▸ Task goal
Quote every line as given.

▸ Data

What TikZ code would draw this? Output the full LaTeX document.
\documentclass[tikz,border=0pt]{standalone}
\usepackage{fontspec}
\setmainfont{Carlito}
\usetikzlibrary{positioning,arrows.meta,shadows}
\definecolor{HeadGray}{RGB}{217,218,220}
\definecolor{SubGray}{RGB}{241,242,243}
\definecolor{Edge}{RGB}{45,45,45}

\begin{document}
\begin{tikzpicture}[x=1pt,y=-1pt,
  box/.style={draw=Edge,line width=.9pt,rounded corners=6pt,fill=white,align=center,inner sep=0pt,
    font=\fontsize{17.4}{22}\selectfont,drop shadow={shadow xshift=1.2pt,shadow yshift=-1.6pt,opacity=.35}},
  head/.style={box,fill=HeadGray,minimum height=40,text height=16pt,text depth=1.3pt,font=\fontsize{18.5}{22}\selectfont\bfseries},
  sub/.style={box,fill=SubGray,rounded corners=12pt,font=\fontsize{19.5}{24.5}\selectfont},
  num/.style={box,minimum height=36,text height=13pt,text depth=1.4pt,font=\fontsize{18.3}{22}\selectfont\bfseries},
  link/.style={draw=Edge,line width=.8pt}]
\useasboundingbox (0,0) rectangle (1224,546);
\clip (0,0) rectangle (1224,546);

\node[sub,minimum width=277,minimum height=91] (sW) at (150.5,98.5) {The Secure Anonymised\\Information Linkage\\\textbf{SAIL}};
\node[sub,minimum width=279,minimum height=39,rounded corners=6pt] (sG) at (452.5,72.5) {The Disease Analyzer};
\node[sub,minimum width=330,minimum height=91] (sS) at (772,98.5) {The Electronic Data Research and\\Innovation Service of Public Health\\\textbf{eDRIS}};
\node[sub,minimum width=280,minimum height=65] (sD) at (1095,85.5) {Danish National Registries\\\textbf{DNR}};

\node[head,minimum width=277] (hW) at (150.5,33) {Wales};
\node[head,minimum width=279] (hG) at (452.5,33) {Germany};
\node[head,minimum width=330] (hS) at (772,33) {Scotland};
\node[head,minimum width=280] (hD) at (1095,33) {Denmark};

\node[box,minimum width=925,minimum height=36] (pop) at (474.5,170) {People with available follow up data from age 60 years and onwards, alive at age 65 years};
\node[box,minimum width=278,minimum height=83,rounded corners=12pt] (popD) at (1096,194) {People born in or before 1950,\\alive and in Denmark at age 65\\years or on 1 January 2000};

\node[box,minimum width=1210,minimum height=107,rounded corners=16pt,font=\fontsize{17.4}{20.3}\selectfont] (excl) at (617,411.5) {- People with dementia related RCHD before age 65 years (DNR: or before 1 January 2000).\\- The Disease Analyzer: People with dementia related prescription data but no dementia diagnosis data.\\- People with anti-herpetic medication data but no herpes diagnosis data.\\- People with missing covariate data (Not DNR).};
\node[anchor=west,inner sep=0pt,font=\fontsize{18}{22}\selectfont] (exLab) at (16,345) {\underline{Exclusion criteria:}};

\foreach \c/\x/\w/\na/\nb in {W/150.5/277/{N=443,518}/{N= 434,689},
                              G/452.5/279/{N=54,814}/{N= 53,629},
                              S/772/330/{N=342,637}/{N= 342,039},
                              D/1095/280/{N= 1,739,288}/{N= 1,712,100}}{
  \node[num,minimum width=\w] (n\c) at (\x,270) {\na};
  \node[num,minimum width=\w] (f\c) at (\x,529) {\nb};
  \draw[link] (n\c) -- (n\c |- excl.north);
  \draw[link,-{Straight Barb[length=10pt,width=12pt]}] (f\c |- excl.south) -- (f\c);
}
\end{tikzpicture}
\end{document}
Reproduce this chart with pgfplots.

▸ Reply
What TikZ code would draw this? Output the full LaTeX document.
\documentclass[tikz,border=0pt]{standalone}
\usepackage{fontspec}
\setmainfont{Carlito}
\usetikzlibrary{positioning,arrows.meta,shadows}
\definecolor{HeadGray}{RGB}{217,218,220}
\definecolor{SubGray}{RGB}{241,242,243}
\definecolor{Edge}{RGB}{45,45,45}

\begin{document}
\begin{tikzpicture}[x=1pt,y=-1pt,
  box/.style={draw=Edge,line width=.9pt,rounded corners=6pt,fill=white,align=center,inner sep=0pt,
    font=\fontsize{17.4}{22}\selectfont,drop shadow={shadow xshift=1.2pt,shadow yshift=-1.6pt,opacity=.35}},
  head/.style={box,fill=HeadGray,minimum height=40,text height=16pt,text depth=1.3pt,font=\fontsize{18.5}{22}\selectfont\bfseries},
  sub/.style={box,fill=SubGray,rounded corners=12pt,font=\fontsize{19.5}{24.5}\selectfont},
  num/.style={box,minimum height=36,text height=13pt,text depth=1.4pt,font=\fontsize{18.3}{22}\selectfont\bfseries},
  link/.style={draw=Edge,line width=.8pt}]
\useasboundingbox (0,0) rectangle (1224,546);
\clip (0,0) rectangle (1224,546);

\node[sub,minimum width=277,minimum height=91] (sW) at (150.5,98.5) {The Secure Anonymised\\Information Linkage\\\textbf{SAIL}};
\node[sub,minimum width=279,minimum height=39,rounded corners=6pt] (sG) at (452.5,72.5) {The Disease Analyzer};
\node[sub,minimum width=330,minimum height=91] (sS) at (772,98.5) {The Electronic Data Research and\\Innovation Service of Public Health\\\textbf{eDRIS}};
\node[sub,minimum width=280,minimum height=65] (sD) at (1095,85.5) {Danish National Registries\\\textbf{DNR}};

\node[head,minimum width=277] (hW) at (150.5,33) {Wales};
\node[head,minimum width=279] (hG) at (452.5,33) {Germany};
\node[head,minimum width=330] (hS) at (772,33) {Scotland};
\node[head,minimum width=280] (hD) at (1095,33) {Denmark};

\node[box,minimum width=925,minimum height=36] (pop) at (474.5,170) {People with available follow up data from age 60 years and onwards, alive at age 65 years};
\node[box,minimum width=278,minimum height=83,rounded corners=12pt] (popD) at (1096,194) {People born in or before 1950,\\alive and in Denmark at age 65\\years or on 1 January 2000};

\node[box,minimum width=1210,minimum height=107,rounded corners=16pt,font=\fontsize{17.4}{20.3}\selectfont] (excl) at (617,411.5) {- People with dementia related RCHD before age 65 years (DNR: or before 1 January 2000).\\- The Disease Analyzer: People with dementia related prescription data but no dementia diagnosis data.\\- People with anti-herpetic medication data but no herpes diagnosis data.\\- People with missing covariate data (Not DNR).};
\node[anchor=west,inner sep=0pt,font=\fontsize{18}{22}\selectfont] (exLab) at (16,345) {\underline{Exclusion criteria:}};

\foreach \c/\x/\w/\na/\nb in {W/150.5/277/{N=443,518}/{N= 434,689},
                              G/452.5/279/{N=54,814}/{N= 53,629},
                              S/772/330/{N=342,637}/{N= 342,039},
                              D/1095/280/{N= 1,739,288}/{N= 1,712,100}}{
  \node[num,minimum width=\w] (n\c) at (\x,270) {\na};
  \node[num,minimum width=\w] (f\c) at (\x,529) {\nb};
  \draw[link] (n\c) -- (n\c |- excl.north);
  \draw[link,-{Straight Barb[length=10pt,width=12pt]}] (f\c |- excl.south) -- (f\c);
}
\end{tikzpicture}
\end{document}
Reproduce this chart with pgfplots.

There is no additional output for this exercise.